**Dataset records**
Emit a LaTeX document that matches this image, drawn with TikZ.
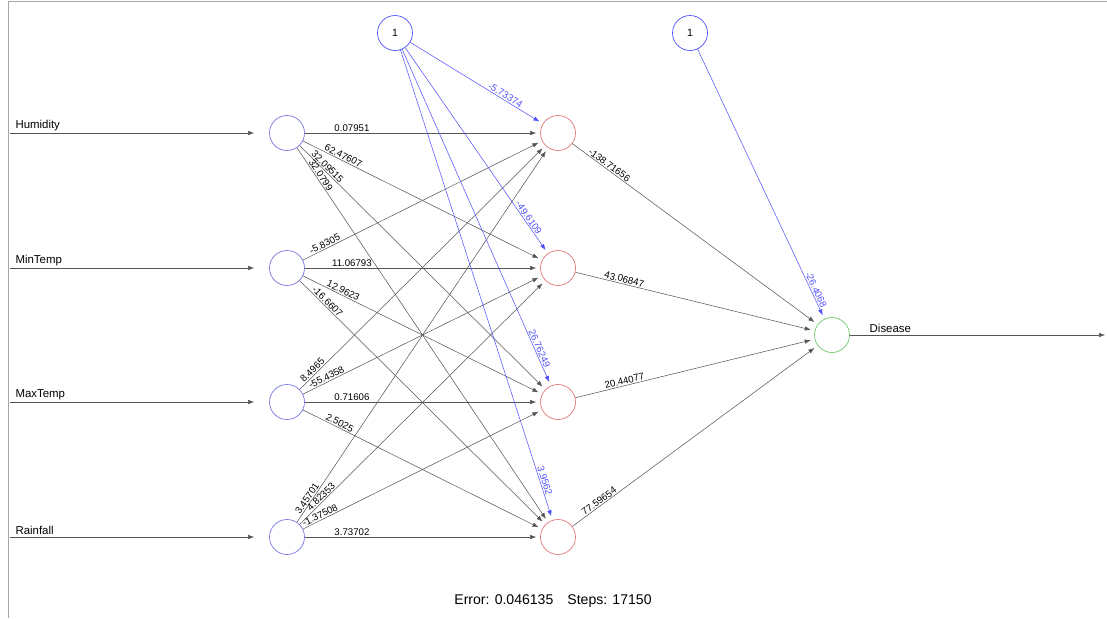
\documentclass[tikz,border=0pt]{standalone}
\usepackage{fontspec}
\setmainfont{Liberation Sans}
\usetikzlibrary{arrows.meta}
\definecolor{inblue}{RGB}{120,120,225}
\definecolor{hidred}{RGB}{225,120,120}
\definecolor{outgreen}{RGB}{110,200,110}
\definecolor{biasblue}{RGB}{80,80,250}
\definecolor{wiregray}{RGB}{85,85,85}

\begin{document}
\begin{tikzpicture}[x=0.2mm,y=-0.2mm,
  neuron/.style={circle,draw,minimum size=7mm,inner sep=0pt,font=\fontsize{6}{7}\selectfont},
  wire/.style={draw=wiregray,line width=0.3pt,-{Latex[length=1.2mm,width=0.9mm]},shorten >=0.8mm},
  biaswire/.style={wire,draw=biasblue},
  weight/.style={sloped,above,inner sep=0.6pt,font=\fontsize{5.5}{6}\selectfont}]
\useasboundingbox (0,0) rectangle (1107,618);
\draw[gray!70,line width=0.4pt] (8,618) -- (8,1) -- (1107,1);
\foreach \n/\y/\name in {1/133/Humidity,2/268/MinTemp,3/402/MaxTemp,4/537/Rainfall}{
  \node[neuron,draw=inblue] (i\n) at (287,\y) {};
  \node[neuron,draw=hidred] (h\n) at (558,\y) {};
  \coordinate (s\n) at (10,\y);
  \draw[wire,shorten >=3mm] (s\n) -- (i\n) node[pos=0,above right,xshift=2pt,inner sep=1pt,font=\fontsize{6.5}{7}\selectfont]{\name};
}
\node[neuron,draw=outgreen] (o) at (832,335) {};
\node[neuron,draw=biasblue] (b1) at (395,33) {1};
\node[neuron,draw=biasblue] (b2) at (690,33) {1};
\coordinate (t) at (1105,335);
\draw[wire,shorten >=0pt] (o) -- (t) node[pos=0.07,above right,inner sep=1pt,font=\fontsize{6.5}{7}\selectfont]{Disease};
\foreach \i/\j/\p/\w in {1/1/0.2/0.07951,1/2/0.16/62.47607,1/3/0.1/32.09515,1/4/0.08/32.0799,
    2/1/0.1/-5.8305,2/2/0.2/11.06793,2/3/0.16/12.9623,2/4/0.1/-16.6607,
    3/1/0.065/8.4965,3/2/0.107/-55.4358,3/3/0.2/0.71606,3/4/0.145/2.5025,
    4/1/0.056/3.45701,4/2/0.1/4.82353,4/3/0.08/-1.37508,4/4/0.2/3.73702}
  \draw[wire] (i\i) -- (h\j) node[weight,pos=\p]{\w};
\foreach \j/\p/\w in {1/0.14/-138.71656,2/0.2/43.06847,3/0.21/20.44077,4/0.12/77.59654}
  \draw[wire] (h\j) -- (o) node[weight,pos=\p]{\w};
\foreach \j/\p/\w in {1/0.7/-5.73374,2/0.84/-49.6109,3/0.895/26.76249,4/0.92/3.9562}
  \draw[biaswire] (b1) -- (h\j) node[weight,pos=\p,text=biasblue]{\w};
\draw[biaswire] (b2) -- (o) node[weight,pos=0.9,text=biasblue]{-26.4068};
\node[font=\fontsize{8}{9}\selectfont] (err) at (553,601) {Error: 0.046135\quad Steps: 17150};
\end{tikzpicture}
\end{document}
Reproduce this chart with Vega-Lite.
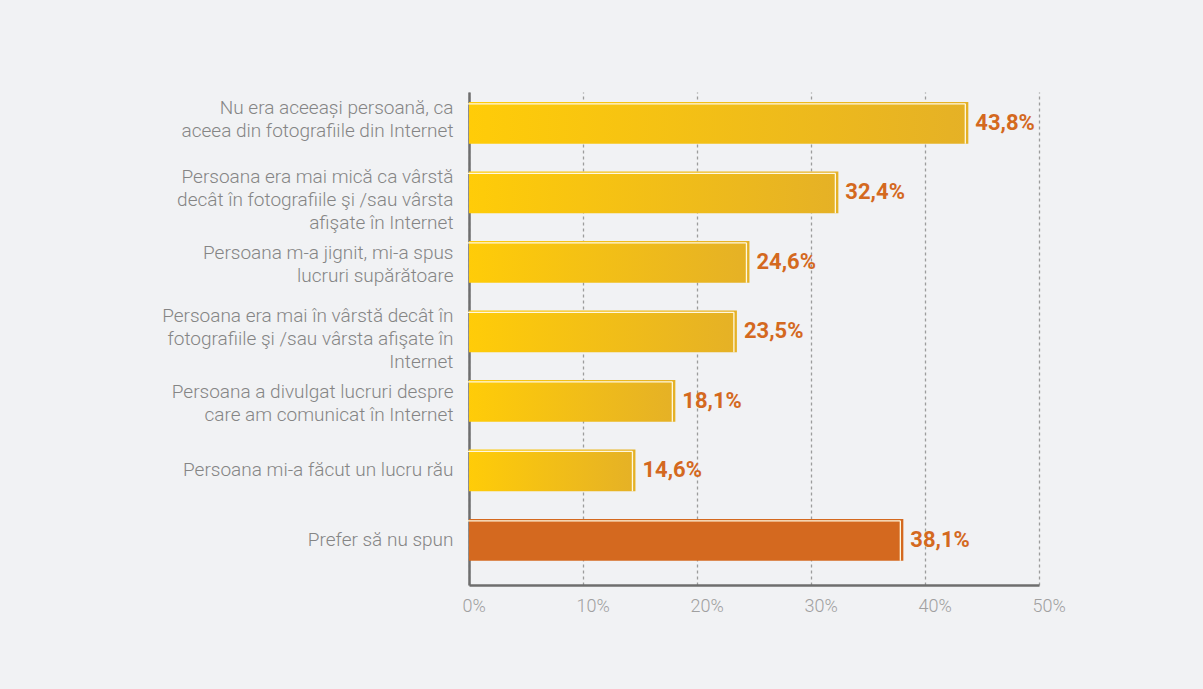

**Written request**
Every record must be copied exactly, with images dropped from the result.

**Reply**
Emit a LaTeX document that matches this image, drawn with TikZ.
\documentclass[tikz,border=0pt]{standalone}
\usepackage{fontspec}
\setmainfont{Liberation Sans}
\usetikzlibrary{arrows.meta}
\definecolor{inblue}{RGB}{120,120,225}
\definecolor{hidred}{RGB}{225,120,120}
\definecolor{outgreen}{RGB}{110,200,110}
\definecolor{biasblue}{RGB}{80,80,250}
\definecolor{wiregray}{RGB}{85,85,85}

\begin{document}
\begin{tikzpicture}[x=0.2mm,y=-0.2mm,
  neuron/.style={circle,draw,minimum size=7mm,inner sep=0pt,font=\fontsize{6}{7}\selectfont},
  wire/.style={draw=wiregray,line width=0.3pt,-{Latex[length=1.2mm,width=0.9mm]},shorten >=0.8mm},
  biaswire/.style={wire,draw=biasblue},
  weight/.style={sloped,above,inner sep=0.6pt,font=\fontsize{5.5}{6}\selectfont}]
\useasboundingbox (0,0) rectangle (1107,618);
\draw[gray!70,line width=0.4pt] (8,618) -- (8,1) -- (1107,1);
\foreach \n/\y/\name in {1/133/Humidity,2/268/MinTemp,3/402/MaxTemp,4/537/Rainfall}{
  \node[neuron,draw=inblue] (i\n) at (287,\y) {};
  \node[neuron,draw=hidred] (h\n) at (558,\y) {};
  \coordinate (s\n) at (10,\y);
  \draw[wire,shorten >=3mm] (s\n) -- (i\n) node[pos=0,above right,xshift=2pt,inner sep=1pt,font=\fontsize{6.5}{7}\selectfont]{\name};
}
\node[neuron,draw=outgreen] (o) at (832,335) {};
\node[neuron,draw=biasblue] (b1) at (395,33) {1};
\node[neuron,draw=biasblue] (b2) at (690,33) {1};
\coordinate (t) at (1105,335);
\draw[wire,shorten >=0pt] (o) -- (t) node[pos=0.07,above right,inner sep=1pt,font=\fontsize{6.5}{7}\selectfont]{Disease};
\foreach \i/\j/\p/\w in {1/1/0.2/0.07951,1/2/0.16/62.47607,1/3/0.1/32.09515,1/4/0.08/32.0799,
    2/1/0.1/-5.8305,2/2/0.2/11.06793,2/3/0.16/12.9623,2/4/0.1/-16.6607,
    3/1/0.065/8.4965,3/2/0.107/-55.4358,3/3/0.2/0.71606,3/4/0.145/2.5025,
    4/1/0.056/3.45701,4/2/0.1/4.82353,4/3/0.08/-1.37508,4/4/0.2/3.73702}
  \draw[wire] (i\i) -- (h\j) node[weight,pos=\p]{\w};
\foreach \j/\p/\w in {1/0.14/-138.71656,2/0.2/43.06847,3/0.21/20.44077,4/0.12/77.59654}
  \draw[wire] (h\j) -- (o) node[weight,pos=\p]{\w};
\foreach \j/\p/\w in {1/0.7/-5.73374,2/0.84/-49.6109,3/0.895/26.76249,4/0.92/3.9562}
  \draw[biaswire] (b1) -- (h\j) node[weight,pos=\p,text=biasblue]{\w};
\draw[biaswire] (b2) -- (o) node[weight,pos=0.9,text=biasblue]{-26.4068};
\node[font=\fontsize{8}{9}\selectfont] (err) at (553,601) {Error: 0.046135\quad Steps: 17150};
\end{tikzpicture}
\end{document}
Reproduce this chart with Vega-Lite.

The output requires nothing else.